- What is needed
The entries below should be quoted exactly, with no pictures carried over.
[start]
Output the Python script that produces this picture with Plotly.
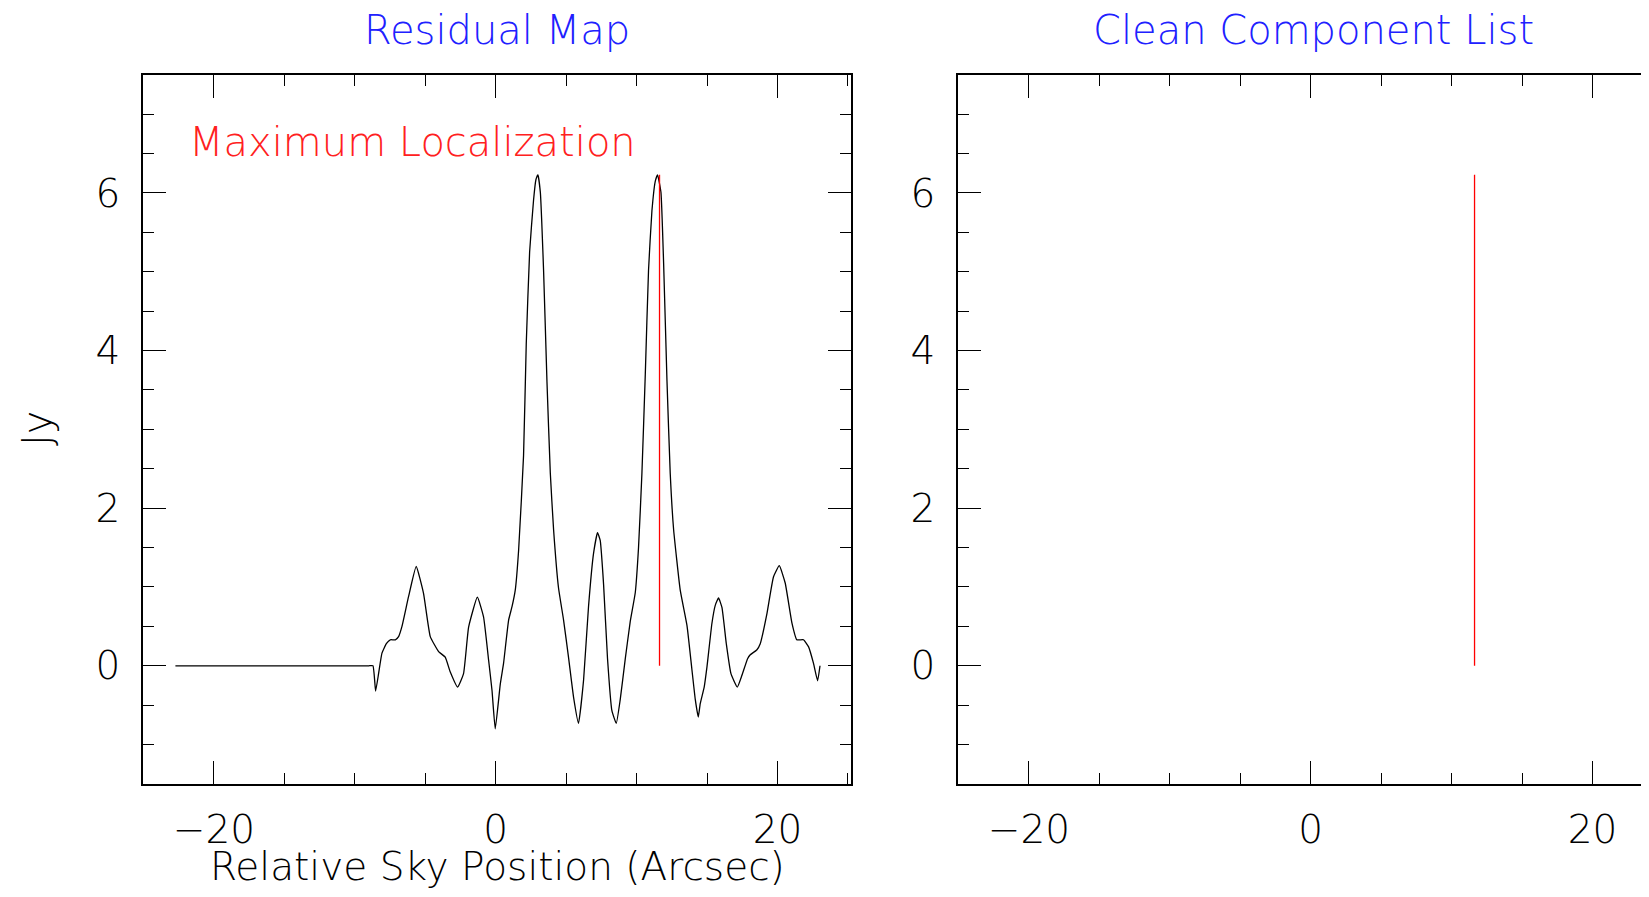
import plotly.graph_objects as go

# ---- data ----
pos_x = [-22.73, -20.0, -15.0, -10.0, -9.0, -8.71, -8.52, -8.31, -8.07, -7.76, -7.48, -7.12, -6.89,
         -6.65, -6.18, -5.64,
         -5.12, -4.64, -4.05, -3.58, -3.22, -2.70, -2.28, -1.92, -1.30, -0.86, -0.50, -0.26,
         -0.03, 0.33, 0.56, 0.92, 1.16, 1.39, 1.63, 1.98, 2.17, 2.41, 2.69, 2.86, 3.00, 3.17,
         3.40, 3.64, 3.88, 4.11, 4.46, 4.82, 5.17, 5.53, 5.88, 6.24, 6.59, 6.95, 7.23, 7.42,
         7.66, 7.94, 8.25, 8.56, 8.84, 9.20, 9.55, 9.91, 10.14, 10.38, 10.62, 10.85, 11.09,
         11.33, 11.49, 11.73, 11.92, 12.16, 12.39, 12.63, 13.10, 13.58, 13.93, 14.17, 14.38,
         14.52, 14.80, 15.00, 15.35, 15.59, 15.82, 16.06, 16.37, 16.70, 17.15, 17.48, 17.88,
         18.07, 18.53, 18.78, 19.25, 19.72, 20.13, 20.55, 21.03, 21.37, 21.85, 22.21, 22.56,
         22.85, 23.02]
residual_jy = [0.00, 0.00, 0.00, 0.00, 0.00, 0.00, -0.32, -0.10, 0.16, 0.28, 0.33, 0.33, 0.37,
               0.50, 0.88, 1.26,
               0.92, 0.37, 0.18, 0.11, -0.08, -0.27, -0.10, 0.49, 0.87, 0.62, 0.07, -0.31,
               -0.80, -0.23, 0.03, 0.58, 0.75, 0.96, 1.47, 2.67, 4.08, 5.25, 5.91, 6.17, 6.23, 6.01,
               5.02, 3.61, 2.44, 1.73, 0.99, 0.58, 0.11, -0.40, -0.73, -0.18, 0.75, 1.43, 1.69, 1.59,
               1.03, 0.09, -0.57, -0.73, -0.43, 0.09, 0.56, 0.93, 1.50, 2.44, 3.70, 5.02, 5.77,
               6.15, 6.23, 6.01, 5.11, 3.61, 2.44, 1.73, 0.96, 0.51, -0.05, -0.43, -0.65,
               -0.48, -0.27, -0.01, 0.54, 0.77, 0.86, 0.74, 0.28, -0.10, -0.27, -0.12, 0.09,
               0.14, 0.20, 0.28, 0.66, 1.13, 1.27, 1.05, 0.54, 0.33, 0.33, 0.24, 0.03,
               -0.19, 0.00]

comp_x = [11.63]
comp_flux = [6.23]

x_ticks = [-20, 0, 20]
y_ticks = [0, 2, 4, 6]

OFF = 8                      # default page margin of the html body
W, H = 1649 - 2 * OFF, 897 - 2 * OFF
FONT = "DejaVu Sans"

def px(v):
    return (v - OFF) / W

def py(v):
    return 1 - (v - OFF) / H

fig = go.Figure()

fig.add_trace(go.Scatter(x=pos_x, y=residual_jy, mode="lines",
                         line=dict(color="black", width=1.3, shape="spline", smoothing=0.4),
                         xaxis="x", yaxis="y", showlegend=False, hoverinfo="skip"))

for cx, cf in zip(comp_x, comp_flux):
    for xa, ya in (("x", "y"), ("x2", "y2")):
        fig.add_trace(go.Scatter(x=[cx, cx], y=[0, cf], mode="lines",
                                 line=dict(color="red", width=1.3),
                                 xaxis=xa, yaxis=ya, showlegend=False))

tickfont = dict(family=FONT, size=39, color="black", weight=200)

common_x = dict(ticks="inside", ticklen=23, tickwidth=1.3, tickcolor="black",
                showline=True, linecolor="black", linewidth=1.6,
                tickvals=x_ticks, showgrid=False, zeroline=False,
                minor=dict(dtick=5, tick0=0, ticks="inside", ticklen=11.5, tickwidth=1.3,
                           tickcolor="black", showgrid=False),
                tickfont=tickfont, ticklabelstandoff=10)
common_y = dict(ticks="inside", ticklen=23, tickwidth=1.3, tickcolor="black",
                showline=True, linecolor="black", linewidth=1.6,
                tickvals=y_ticks, showgrid=False, zeroline=False,
                range=[-1.5, 7.5],
                minor=dict(dtick=0.5, tick0=0, ticks="inside", ticklen=11.5, tickwidth=1.3,
                           tickcolor="black", showgrid=False),
                tickfont=tickfont, ticklabelstandoff=13)

ydom = [py(784), py(74.7)]
right_edge = 1641            # last visible column of the page
x2_max = -25.03 + (right_edge - 958) / 14.09

fig.update_layout(
    width=W, height=H,
    margin=dict(l=0, r=0, t=0, b=0),
    paper_bgcolor="white", plot_bgcolor="white",
    xaxis=dict(domain=[px(143), px(851)], range=[-25.03, 25.22], anchor="y",
               mirror="allticks", **common_x),
    yaxis=dict(domain=ydom, anchor="x", mirror="allticks", **common_y),
    xaxis2=dict(domain=[px(958), 1.0], range=[-25.03, x2_max], anchor="y2",
                mirror="allticks", **common_x),
    yaxis2=dict(domain=ydom, anchor="x2", mirror=False, **common_y),
)

ann_font = dict(family=FONT, size=40, weight=200)
fig.add_annotation(text="Residual Map", xref="paper", yref="paper", x=px(497), y=py(30),
                   xanchor="center", yanchor="middle", showarrow=False,
                   font=dict(color="#2020ff", **ann_font))
fig.add_annotation(text="Clean Component List", xref="paper", yref="paper", x=px(1313), y=py(30),
                   xanchor="center", yanchor="middle", showarrow=False,
                   font=dict(color="#2020ff", **ann_font))
fig.add_annotation(text="Maximum Localization", xref="paper", yref="paper", x=px(187), y=py(142),
                   xanchor="left", yanchor="middle", showarrow=False,
                   font=dict(color="#ff2020", **ann_font))
fig.add_annotation(text="Relative Sky Position (Arcsec)", xref="paper", yref="paper",
                   x=px(497), y=py(866), xanchor="center", yanchor="middle", showarrow=False,
                   font=dict(color="black", family=FONT, size=39, weight=200))
fig.add_annotation(text="Jy", xref="paper", yref="paper", x=px(37), y=py(429),
                   xanchor="center", yanchor="middle", textangle=-90, showarrow=False,
                   font=dict(color="black", **ann_font))

fig.write_html("out.html")
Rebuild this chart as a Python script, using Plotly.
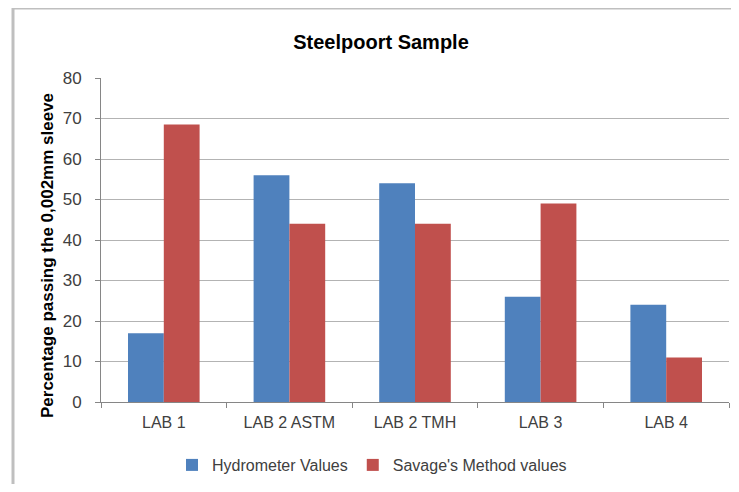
[end]
- Correct output
Output the Python script that produces this picture with Plotly.
import plotly.graph_objects as go

# ---- data ----
pos_x = [-22.73, -20.0, -15.0, -10.0, -9.0, -8.71, -8.52, -8.31, -8.07, -7.76, -7.48, -7.12, -6.89,
         -6.65, -6.18, -5.64,
         -5.12, -4.64, -4.05, -3.58, -3.22, -2.70, -2.28, -1.92, -1.30, -0.86, -0.50, -0.26,
         -0.03, 0.33, 0.56, 0.92, 1.16, 1.39, 1.63, 1.98, 2.17, 2.41, 2.69, 2.86, 3.00, 3.17,
         3.40, 3.64, 3.88, 4.11, 4.46, 4.82, 5.17, 5.53, 5.88, 6.24, 6.59, 6.95, 7.23, 7.42,
         7.66, 7.94, 8.25, 8.56, 8.84, 9.20, 9.55, 9.91, 10.14, 10.38, 10.62, 10.85, 11.09,
         11.33, 11.49, 11.73, 11.92, 12.16, 12.39, 12.63, 13.10, 13.58, 13.93, 14.17, 14.38,
         14.52, 14.80, 15.00, 15.35, 15.59, 15.82, 16.06, 16.37, 16.70, 17.15, 17.48, 17.88,
         18.07, 18.53, 18.78, 19.25, 19.72, 20.13, 20.55, 21.03, 21.37, 21.85, 22.21, 22.56,
         22.85, 23.02]
residual_jy = [0.00, 0.00, 0.00, 0.00, 0.00, 0.00, -0.32, -0.10, 0.16, 0.28, 0.33, 0.33, 0.37,
               0.50, 0.88, 1.26,
               0.92, 0.37, 0.18, 0.11, -0.08, -0.27, -0.10, 0.49, 0.87, 0.62, 0.07, -0.31,
               -0.80, -0.23, 0.03, 0.58, 0.75, 0.96, 1.47, 2.67, 4.08, 5.25, 5.91, 6.17, 6.23, 6.01,
               5.02, 3.61, 2.44, 1.73, 0.99, 0.58, 0.11, -0.40, -0.73, -0.18, 0.75, 1.43, 1.69, 1.59,
               1.03, 0.09, -0.57, -0.73, -0.43, 0.09, 0.56, 0.93, 1.50, 2.44, 3.70, 5.02, 5.77,
               6.15, 6.23, 6.01, 5.11, 3.61, 2.44, 1.73, 0.96, 0.51, -0.05, -0.43, -0.65,
               -0.48, -0.27, -0.01, 0.54, 0.77, 0.86, 0.74, 0.28, -0.10, -0.27, -0.12, 0.09,
               0.14, 0.20, 0.28, 0.66, 1.13, 1.27, 1.05, 0.54, 0.33, 0.33, 0.24, 0.03,
               -0.19, 0.00]

comp_x = [11.63]
comp_flux = [6.23]

x_ticks = [-20, 0, 20]
y_ticks = [0, 2, 4, 6]

OFF = 8                      # default page margin of the html body
W, H = 1649 - 2 * OFF, 897 - 2 * OFF
FONT = "DejaVu Sans"

def px(v):
    return (v - OFF) / W

def py(v):
    return 1 - (v - OFF) / H

fig = go.Figure()

fig.add_trace(go.Scatter(x=pos_x, y=residual_jy, mode="lines",
                         line=dict(color="black", width=1.3, shape="spline", smoothing=0.4),
                         xaxis="x", yaxis="y", showlegend=False, hoverinfo="skip"))

for cx, cf in zip(comp_x, comp_flux):
    for xa, ya in (("x", "y"), ("x2", "y2")):
        fig.add_trace(go.Scatter(x=[cx, cx], y=[0, cf], mode="lines",
                                 line=dict(color="red", width=1.3),
                                 xaxis=xa, yaxis=ya, showlegend=False))

tickfont = dict(family=FONT, size=39, color="black", weight=200)

common_x = dict(ticks="inside", ticklen=23, tickwidth=1.3, tickcolor="black",
                showline=True, linecolor="black", linewidth=1.6,
                tickvals=x_ticks, showgrid=False, zeroline=False,
                minor=dict(dtick=5, tick0=0, ticks="inside", ticklen=11.5, tickwidth=1.3,
                           tickcolor="black", showgrid=False),
                tickfont=tickfont, ticklabelstandoff=10)
common_y = dict(ticks="inside", ticklen=23, tickwidth=1.3, tickcolor="black",
                showline=True, linecolor="black", linewidth=1.6,
                tickvals=y_ticks, showgrid=False, zeroline=False,
                range=[-1.5, 7.5],
                minor=dict(dtick=0.5, tick0=0, ticks="inside", ticklen=11.5, tickwidth=1.3,
                           tickcolor="black", showgrid=False),
                tickfont=tickfont, ticklabelstandoff=13)

ydom = [py(784), py(74.7)]
right_edge = 1641            # last visible column of the page
x2_max = -25.03 + (right_edge - 958) / 14.09

fig.update_layout(
    width=W, height=H,
    margin=dict(l=0, r=0, t=0, b=0),
    paper_bgcolor="white", plot_bgcolor="white",
    xaxis=dict(domain=[px(143), px(851)], range=[-25.03, 25.22], anchor="y",
               mirror="allticks", **common_x),
    yaxis=dict(domain=ydom, anchor="x", mirror="allticks", **common_y),
    xaxis2=dict(domain=[px(958), 1.0], range=[-25.03, x2_max], anchor="y2",
                mirror="allticks", **common_x),
    yaxis2=dict(domain=ydom, anchor="x2", mirror=False, **common_y),
)

ann_font = dict(family=FONT, size=40, weight=200)
fig.add_annotation(text="Residual Map", xref="paper", yref="paper", x=px(497), y=py(30),
                   xanchor="center", yanchor="middle", showarrow=False,
                   font=dict(color="#2020ff", **ann_font))
fig.add_annotation(text="Clean Component List", xref="paper", yref="paper", x=px(1313), y=py(30),
                   xanchor="center", yanchor="middle", showarrow=False,
                   font=dict(color="#2020ff", **ann_font))
fig.add_annotation(text="Maximum Localization", xref="paper", yref="paper", x=px(187), y=py(142),
                   xanchor="left", yanchor="middle", showarrow=False,
                   font=dict(color="#ff2020", **ann_font))
fig.add_annotation(text="Relative Sky Position (Arcsec)", xref="paper", yref="paper",
                   x=px(497), y=py(866), xanchor="center", yanchor="middle", showarrow=False,
                   font=dict(color="black", family=FONT, size=39, weight=200))
fig.add_annotation(text="Jy", xref="paper", yref="paper", x=px(37), y=py(429),
                   xanchor="center", yanchor="middle", textangle=-90, showarrow=False,
                   font=dict(color="black", **ann_font))

fig.write_html("out.html")
Rebuild this chart as a Python script, using Plotly.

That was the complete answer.